In 1872 the Great Hall was used as the location for the historic signing of the First Accords, since Downworlders are not being permitted to enter the Gard. This signing marked the first occasion when Downworlders were permitted into Alicante in large groups; they entered the city through the north gate as is traditional. Since the signing, the building has been commonly referred to as the Accords Hall, and it continues to be used every fifteen years for the revising and signing of the Accords. In other times it is the site of celebrations, ceremonies, weddings, and festivals.

The majority of the interior of the Hall is taken up by a single large room, the site of these ceremonies; its walls are pale white and its ceiling high, with a large glass skylight that allows natural sunlight in. In the center of the room stands a large fountain in the shape of a mermaid, commissioned and sculpted in 1902 to celebrate the Third Accords, the first of the new century.


The Armory is an imposing stone stronghold on the eastern side of Alicante, part storehouse, part museum, part research center. It represents the only presence of the Iron Sisters within Idris proper, although visitors rarely see them, since the Sisters spend most of their time below ground level, working on new weapon designs, performing repairs, and the like. The Armory serves the same function for Alicante as the weapons room does for an Institute. The Clave has the authority to take whatever weaponry they need from it to outfit Shadowhunters for conflict within Idris. Those who are not Clave members are restricted to the south wing, which serves as a museum of antiquated weapons no longer in use, and showcases a small collection of weapons made famous in Shadowhunter legend.

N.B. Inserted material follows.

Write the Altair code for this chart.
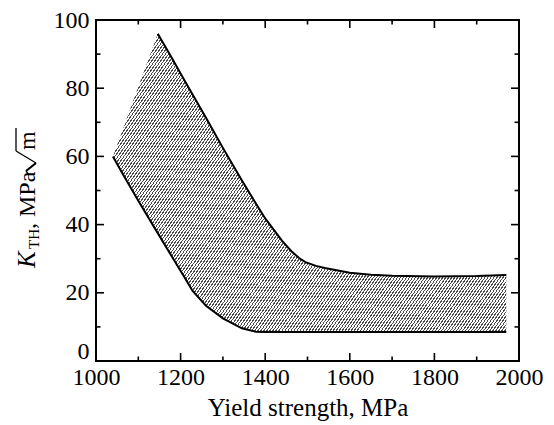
import math
import altair as alt
import pandas as pd

# ---- data ----
band_x = [1040, 1065, 1100, 1146, 1180, 1212, 1228, 1260, 1300, 1345, 1378, 1400,
          1440, 1462, 1480, 1495, 1520, 1541, 1600, 1650, 1700, 1800, 1900, 1970]
upper_y = [60, 68.5, 80.4, 96, 88.7, 81.7, 78.2, 71.3, 62.5, 52.9, 46.2, 41.8,
           35.2, 32.2, 30.2, 29.0, 27.9, 27.3, 25.9, 25.3, 25.0, 24.8, 24.9, 25.2]
lower_y = [60, 54.5, 47, 37.5, 30.5, 24, 20.6, 16.2, 12.5, 9.6, 8.6, 8.5,
           8.5, 8.5, 8.5, 8.5, 8.5, 8.5, 8.5, 8.5, 8.5, 8.5, 8.5, 8.5]
upper_line_start = 1146

x_major = [1000, 1200, 1400, 1600, 1800, 2000]
x_minor = [1100, 1300, 1500, 1700, 1900]
y_major = [0, 20, 40, 60, 80, 100]
y_minor = [10, 30, 50, 70, 90]

W, H = 423, 341
FONT = "Liberation Serif"

band = pd.DataFrame({"x": band_x, "upper": upper_y, "lower": lower_y})
xs = alt.Scale(domain=[1000, 2000], nice=False, zero=False)
ys = alt.Scale(domain=[0, 100], nice=False, zero=False)

# ---- hatch as a striped linear gradient ----
bw = (max(band_x) - min(band_x)) / 1000 * W
bh = (max(upper_y) - min(lower_y)) / 100 * H
ang = math.radians(55)
nx, ny = math.sin(ang), math.cos(ang)
L = nx * bw + ny * bh
cx, cy = nx * bw / L, ny * bh / L
c2 = cx * cx + cy * cy
gx2, gy2 = cx / c2, cy / c2
period = 3.0 * math.sin(ang)
n = int(L / period)
dark, light, frac = "#4a4a4a", "#ffffff", 0.4
stops = []
for k in range(n):
    a = round(k / n, 6)
    b = round((k + frac) / n, 6)
    c = round((k + 1) / n, 6)
    stops += [{"offset": a, "color": dark}, {"offset": b, "color": dark},
              {"offset": b, "color": light}, {"offset": c, "color": light}]
hatch = {"gradient": "linear", "x1": 0, "y1": 0, "x2": gx2, "y2": gy2, "stops": stops}

x_axis = alt.Axis(values=x_major, format="d", labelPadding=4, labelFlush=False,
                  labelOverlap=False, title="Yield strength, MPa", titlePadding=6,
                  titleFontSize=25)
y_axis = alt.Axis(values=y_major, format="d", labelPadding=7, labelOverlap=False, title=None,
                  labelOffset=alt.condition(alt.datum.value == 0, alt.value(-10), alt.value(0)))

base = alt.Chart(band)
area = base.mark_area(fill=hatch, interpolate="linear").encode(
    x=alt.X("x:Q", scale=xs, axis=x_axis),
    y=alt.Y("upper:Q", scale=ys, axis=y_axis),
    y2="lower:Q",
)
upper_line = base.transform_filter(alt.datum.x >= upper_line_start).mark_line(
    color="black", strokeWidth=2).encode(x=alt.X("x:Q", scale=xs), y=alt.Y("upper:Q", scale=ys))
lower_line = base.mark_line(color="black", strokeWidth=2).encode(
    x=alt.X("x:Q", scale=xs), y=alt.Y("lower:Q", scale=ys))


def xticks(vals, y0, y1):
    return alt.Chart(pd.DataFrame({"v": vals})).mark_rule(color="black", strokeWidth=1.6).encode(
        x=alt.X("v:Q", scale=xs), y=alt.value(y0), y2=alt.value(y1))


def yticks(vals, x0, x1):
    return alt.Chart(pd.DataFrame({"v": vals})).mark_rule(color="black", strokeWidth=1.6).encode(
        y=alt.Y("v:Q", scale=ys), x=alt.value(x0), x2=alt.value(x1))


MAJ, MIN = 8, 4.5
ticks = [
    xticks(x_major, H, H - MAJ), xticks(x_minor, H, H - MIN),
    xticks(x_major, 0, MAJ), xticks(x_minor, 0, MIN),
    yticks(y_major, 0, MAJ), yticks(y_minor, 0, MIN),
    yticks(y_major, W, W - MAJ), yticks(y_minor, W, W - MIN),
]

one = pd.DataFrame({"k": [0]})


def ytitle(text, x, y, size, style="normal"):
    return alt.Chart(one).mark_text(text=text, angle=270, align="left", baseline="alphabetic",
                                    font=FONT, fontSize=size, fontStyle=style, color="black").encode(
        x=alt.value(x), y=alt.value(y))


def seg(x0, y0, x1, y1, w=1.4):
    return alt.Chart(one).mark_rule(color="black", strokeWidth=w).encode(
        x=alt.value(x0), y=alt.value(y0), x2=alt.value(x1), y2=alt.value(y1))


title_parts = [
    ytitle("K", -61, 248, 25, "italic"),
    ytitle("TH", -57, 229, 15),
    ytitle(", MPa", -61, 209, 24),
    ytitle("m", -61, 130, 24),
]
# radical sign drawn as strokes (rotated with the title)
radical = [
    seg(-67, 155, -70, 151, 1.3),
    seg(-70, 151, -60, 143, 2.2),
    seg(-60, 143, -80, 131, 1.3),
    seg(-80, 131, -80, 108, 1.3),
]

chart = alt.layer(area, upper_line, lower_line, *ticks, *title_parts, *radical).properties(
    width=W, height=H,
    autosize=alt.AutoSizeParams(type="none"),
    padding={"left": 96, "top": 20, "right": 35, "bottom": 64},
).configure_view(stroke="black", strokeWidth=2).configure_axis(
    labelFont=FONT, labelFontSize=24, labelColor="black", titleFont=FONT, titleFontSize=25,
    titleFontWeight="normal", titleColor="black", grid=False, ticks=False, tickSize=0, domain=False,
)

chart.save("out.html", embed_options={"renderer": "svg", "actions": False})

The building was constructed in a medieval style, echoing fortress imagery, with its high stone walls lined in turrets. However, it dates only from the early 1800s and was built in a self-consciously antiquated style. The interior is not at all laid out like a fortress, and the impression that it gives of being able to withstand artillery fire is mostly a surface affectation. The Iron Sisters are protected instead by doing their work in its extensive and labyrinthine basement levels. A passage somewhere in those basement levels is said to lead directly to the Adamant Citadel.


For many Shadowhunters the Silent City is something taken for granted, a home for the Silent Brothers and a complex city of levels and chambers that has always been there, that has been inhabited for eternity. In truth the Silent City constitutes one of the great engineering feats of its millennium, on par with the building of the greatest of mundane cathedrals and temples.

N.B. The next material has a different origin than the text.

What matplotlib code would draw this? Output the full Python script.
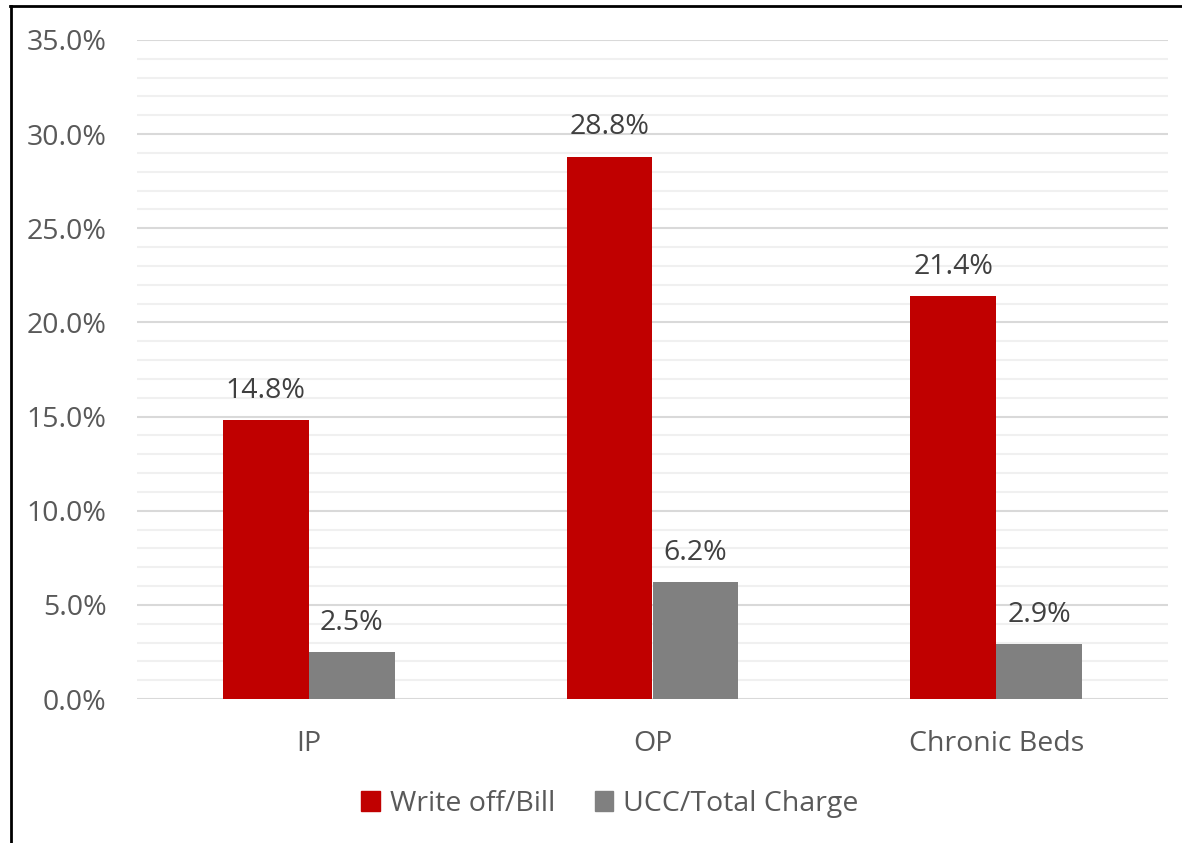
import matplotlib
matplotlib.use("Agg")
import matplotlib.pyplot as plt
from matplotlib.lines import Line2D
from matplotlib.patches import Patch
import numpy as np

categories = ["IP", "OP", "Chronic Beds"]
series_names = ["Write off/Bill", "UCC/Total Charge"]
write_off = [14.8, 28.8, 21.4]
ucc = [2.5, 6.2, 2.9]
colors = ["#C00000", "#808080"]
yticks = [0, 5, 10, 15, 20, 25, 30, 35]

plt.rcParams['font.family'] = ['Open Sans', 'DejaVu Sans']
FS = 20.5

fig = plt.figure(figsize=(11.82, 8.43), dpi=100)
W, H = 1182, 843
ax = fig.add_axes([137 / W, 1 - 699 / H, (1168 - 137) / W, (699 - 40) / H])

x = np.arange(len(categories))
bw = 0.25
b1 = ax.bar(x - bw / 2, write_off, bw, color=colors[0], label=series_names[0], zorder=3)
b2 = ax.bar(x + bw / 2, ucc, bw, color=colors[1], label=series_names[1], zorder=3)

for bars, vals in ((b1, write_off), (b2, ucc)):
    for r, v in zip(bars, vals):
        ax.annotate(f"{v:.1f}%", (r.get_x() + r.get_width() / 2, v),
                    xytext=(0, 11), textcoords="offset points",
                    ha="center", va="bottom", fontsize=FS, color="#404040")

ax.set_xlim(-0.5, 2.5)
ax.set_ylim(0, 35)
ax.set_yticks(yticks)
ax.set_yticklabels([f"{t:.1f}%" for t in yticks])
ax.set_yticks(np.arange(0, 35, 1), minor=True)
ax.set_xticks(x)
ax.set_xticklabels(categories)
ax.tick_params(axis="both", length=0, labelsize=FS, colors="#595959")
ax.tick_params(axis="y", which="minor", length=0)
ax.tick_params(axis="y", pad=22)
ax.tick_params(axis="x", pad=22)
ax.grid(axis="y", which="major", color="#D9D9D9", linewidth=1.5, zorder=0)
ax.grid(axis="y", which="minor", color="#F0F0F0", linewidth=1.5, zorder=0)
for s in ax.spines.values():
    s.set_visible(False)

handles = [Patch(color=colors[0]), Patch(color=colors[1])]
fig.legend(handles, series_names, loc="center", bbox_to_anchor=(610 / W, 1 - 804 / H),
           ncol=2, frameon=False, fontsize=FS, labelcolor="#595959",
           handlelength=0.65, handleheight=0.65, handletextpad=0.35, columnspacing=1.4)

fig.add_artist(Line2D([11 / W, 11 / W], [0, 1 - 6 / H], color="black", linewidth=2, transform=fig.transFigure))
fig.add_artist(Line2D([10 / W, 1181 / W], [1 - 6 / H, 1 - 6 / H], color="black", linewidth=2, transform=fig.transFigure))

fig.savefig("out.png", dpi=100)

The actual construction of the Silent City was undertaken by the Silent Brothers, and it took roughly four hundred years for the City to attain its current size and reach. It began as a cavern of worked stone in the mysterious non-geographical space beneath Idris, no more than a small council chamber, a small area used as living quarters, and the earliest Shadowhunter graveyard. That is how David the Silent described it. At that point, of course, it would not have been described as a city. It became known to Shadowhunters as the Silent Cloister and was slowly expanded over the first hundred years or so of the Shadowhunters. Although it had become much larger than its original state, it was still more like a great underground manor house than like a city. Residences for the earliest Silent Brothers had been moved to a separate level; the area for gravesites had been, inevitably, expanded; and the Sword-Chamber, as it was then known, was larger and more imposing.

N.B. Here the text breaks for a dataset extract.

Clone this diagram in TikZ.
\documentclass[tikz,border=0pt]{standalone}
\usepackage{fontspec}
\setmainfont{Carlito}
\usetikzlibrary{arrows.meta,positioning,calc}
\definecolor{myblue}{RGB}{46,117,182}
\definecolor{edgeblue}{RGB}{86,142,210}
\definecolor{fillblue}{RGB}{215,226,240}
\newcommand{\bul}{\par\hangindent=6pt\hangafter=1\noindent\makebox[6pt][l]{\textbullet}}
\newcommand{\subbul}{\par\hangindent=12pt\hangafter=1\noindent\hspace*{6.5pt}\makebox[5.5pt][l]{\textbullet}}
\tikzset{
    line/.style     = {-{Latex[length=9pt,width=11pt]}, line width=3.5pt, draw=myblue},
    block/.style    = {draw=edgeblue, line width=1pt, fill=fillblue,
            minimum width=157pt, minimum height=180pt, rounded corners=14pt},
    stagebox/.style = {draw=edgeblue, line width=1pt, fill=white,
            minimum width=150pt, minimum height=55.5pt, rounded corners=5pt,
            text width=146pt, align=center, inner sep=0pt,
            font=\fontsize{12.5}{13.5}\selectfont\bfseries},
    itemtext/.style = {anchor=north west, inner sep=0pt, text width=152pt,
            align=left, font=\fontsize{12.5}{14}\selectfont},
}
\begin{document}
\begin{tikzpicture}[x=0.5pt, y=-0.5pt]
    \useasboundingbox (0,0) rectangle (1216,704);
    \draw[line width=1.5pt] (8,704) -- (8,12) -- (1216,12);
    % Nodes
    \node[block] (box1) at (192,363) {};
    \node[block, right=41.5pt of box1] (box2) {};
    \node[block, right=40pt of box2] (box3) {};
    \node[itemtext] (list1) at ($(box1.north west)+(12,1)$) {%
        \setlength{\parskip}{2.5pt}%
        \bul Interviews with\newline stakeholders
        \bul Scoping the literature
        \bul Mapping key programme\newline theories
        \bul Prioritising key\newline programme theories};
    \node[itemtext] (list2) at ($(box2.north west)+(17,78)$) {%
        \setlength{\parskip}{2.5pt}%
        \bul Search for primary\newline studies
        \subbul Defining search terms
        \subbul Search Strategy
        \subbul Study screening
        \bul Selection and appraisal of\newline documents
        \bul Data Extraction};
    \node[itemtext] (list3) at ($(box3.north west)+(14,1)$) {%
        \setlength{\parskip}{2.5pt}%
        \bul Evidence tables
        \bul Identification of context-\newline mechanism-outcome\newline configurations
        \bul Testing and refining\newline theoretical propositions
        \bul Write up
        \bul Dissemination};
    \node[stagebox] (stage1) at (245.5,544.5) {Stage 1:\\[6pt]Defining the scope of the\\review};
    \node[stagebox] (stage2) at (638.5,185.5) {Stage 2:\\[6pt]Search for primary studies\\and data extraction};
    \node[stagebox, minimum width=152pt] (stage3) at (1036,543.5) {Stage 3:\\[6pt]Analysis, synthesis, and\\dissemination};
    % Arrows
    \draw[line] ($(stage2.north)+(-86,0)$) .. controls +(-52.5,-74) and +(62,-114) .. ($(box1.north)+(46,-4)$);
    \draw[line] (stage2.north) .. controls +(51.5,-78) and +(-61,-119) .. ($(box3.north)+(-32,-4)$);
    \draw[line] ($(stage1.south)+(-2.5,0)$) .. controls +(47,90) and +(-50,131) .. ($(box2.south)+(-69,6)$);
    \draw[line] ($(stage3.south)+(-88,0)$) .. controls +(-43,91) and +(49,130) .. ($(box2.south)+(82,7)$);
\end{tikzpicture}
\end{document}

In roughly 1300 the first two entrances to the Silent Cloister were built outside Idris: one in what is now the city of Bangalore, in southern India, and one in the city of Heidelberg, in what is now southern Germany. Both were created to allow Silent Brothers much easier access to the extensive research materials those cities contained; the Silent Brothers also began to recruit for their ranks among the mundane monks and scholars who either lived in or traveled to those cities for wisdom.